Culture

Iraq: The Last Christian Living In The City Of Khanaqin

Iraq

Maryam Ishaq is the last Christian remaining in the city of Khanaqin after a massive outflow of Christians following the Iran-Iraq war.

Maryam Ishaq is the last known remaining Christian in the eastern Iraqi city of Khanaqin, close to the border with Iran. The city’s proximity to Iran meant it was located in the crossfire range between Iraq and Iran during the bloody war between the two countries that took millions of lives. This prompted the majority of the Christian population of Khanaqin to leave the city and emigrate.

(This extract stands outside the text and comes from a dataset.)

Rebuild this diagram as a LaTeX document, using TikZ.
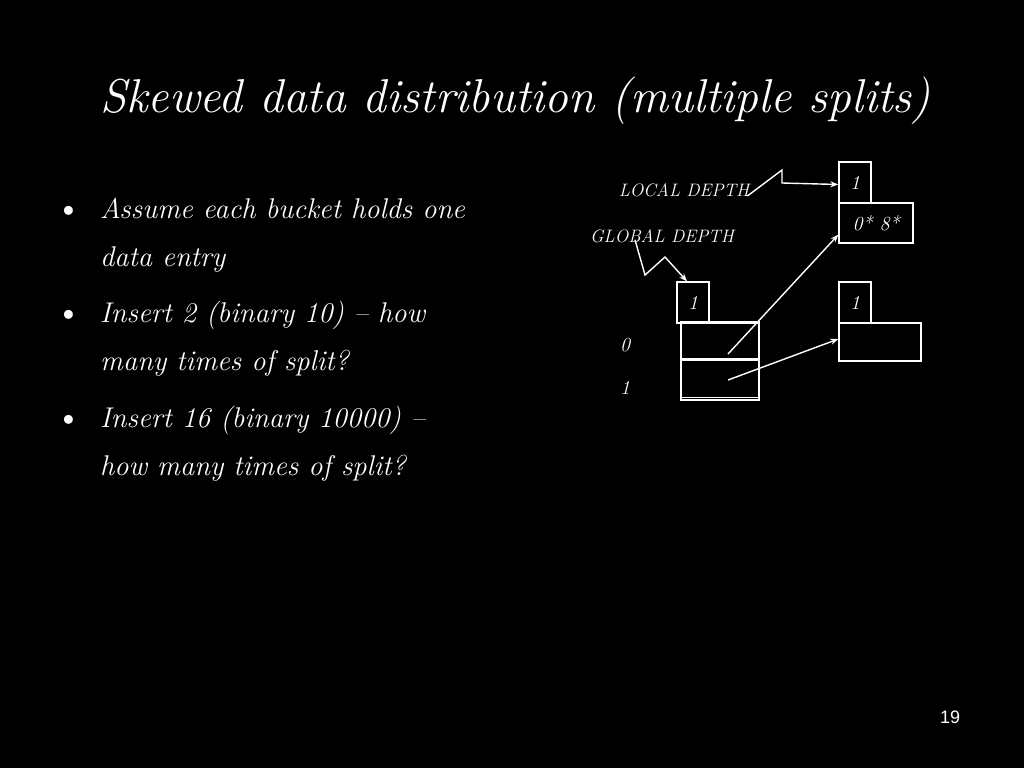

“There were many Christians here, about 200 families. Due to the Iran-Iraq war, they all left or migrated. Some went to Erbil, some to Amadiyah, and others to Europe. All of them have deserted [this place]”, retold Maryam.

Maryam, however, decided to stay. She speaks of the close attachment that she feels for the Chaldean Church that still stands in Khanaqin and, for her, represents an important symbol of Iraq’s cultural heritage.

She also mentioned that she is married to a Muslim man and that despite their religious differences, they have lived in harmony with one another. Maryam also emphasised that she is respected by the local community.

“My husband is from Khanaqin. He is a Muslim and we live in this city together and receive love and respect from everyone. There is no difference between us. He has his religion and I have mine”, she added.

The terrorism of ISIS over the past few years led to another exodus of Christians from Iraq. Christians have faced discrimination in various forms in Iraq’s recent history, however the heinous crimes committed by ISIS were the last straw for many.

Nevertheless, Christians who have remained in the country live in hope for a brighter future. Many Christians in the north of Iraq who were restricted from expressing their identities and showcasing their culture are now freely able to follow their traditions. Certain initiatives have also been initiated by Muslims as a show of solidarity to their Christian brothers.